Technically you're right - not more than two, maybe three, plants in each 15 cm pot, or they won't have room to develop properly. Oregano spreads sideways and not up - planted outdoors in a garden bed, it makes a good ground cover, spreading up to 2 feet easily in a sunny spot; it will cover the entire top of your pot over a fairly short time, so only one plant in there, though if you use it frequently, you could leave two to grow on on the strength you'll be cropping it a lot.
Now that the pots have so many plants growing in them, if they're still small, hopefully you can remove excess plants to leave just two or three in each pot without disrupting the roots of the ones you want to keep. It might have been better to just sow half a dozen seeds in each pot, because then it's easier to pull out weaker seedlings as they start to grow. If you can't remove plants without destroying them all, you might need to start again; hopefully you have some seeds left.
In response to your comment, you're right, supermarket potted herbs have more than one plant growing in the pot. This is done for speed, to get them ready for market quicker, and they only last a limited time if left uncut before they start to keel over.
If you're going to sow straight into your large pots, put half a dozen, spaced out, in each one, and allow 3 basil, 3 Coriander and two maximum Oregano to grow on, removing the rest. Unless, that is, you want to keep all six, cut them mercilessly as they get to a useable size, then re-sow from seed again in a couple of months, it's really down to how many leaves you need and how often you'll be using them.

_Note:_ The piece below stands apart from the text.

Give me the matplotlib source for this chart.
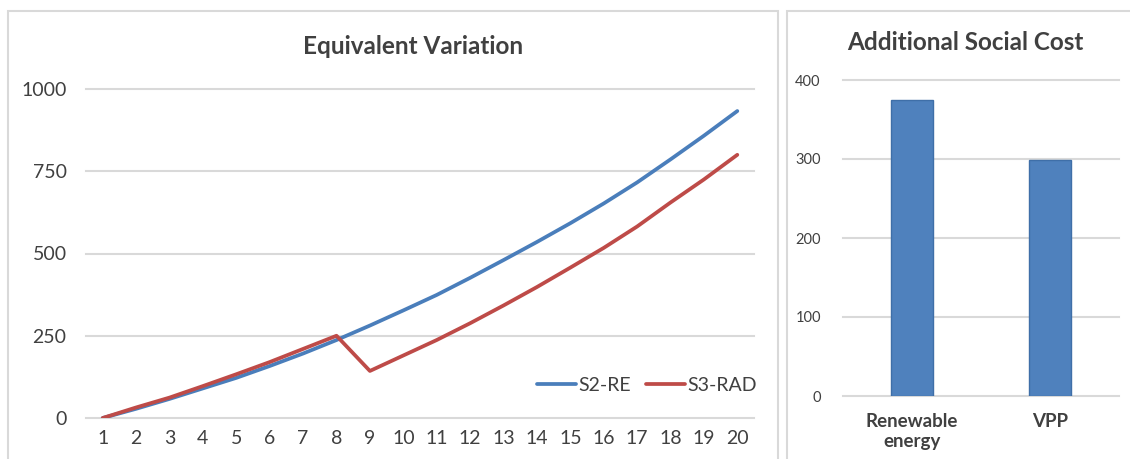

The disparity between planting distances when grown outside is because, in that situation, the plants are given sufficient space to develop and grow properly, at both root and branch level, which means perennial ones (oregano for instance) can be used for cropping, but will survive year on year, and the annual ones (you'd sow more of those outdoors too if you use a lot) will carry on right through the growing season, without the need for frequent re-sowing.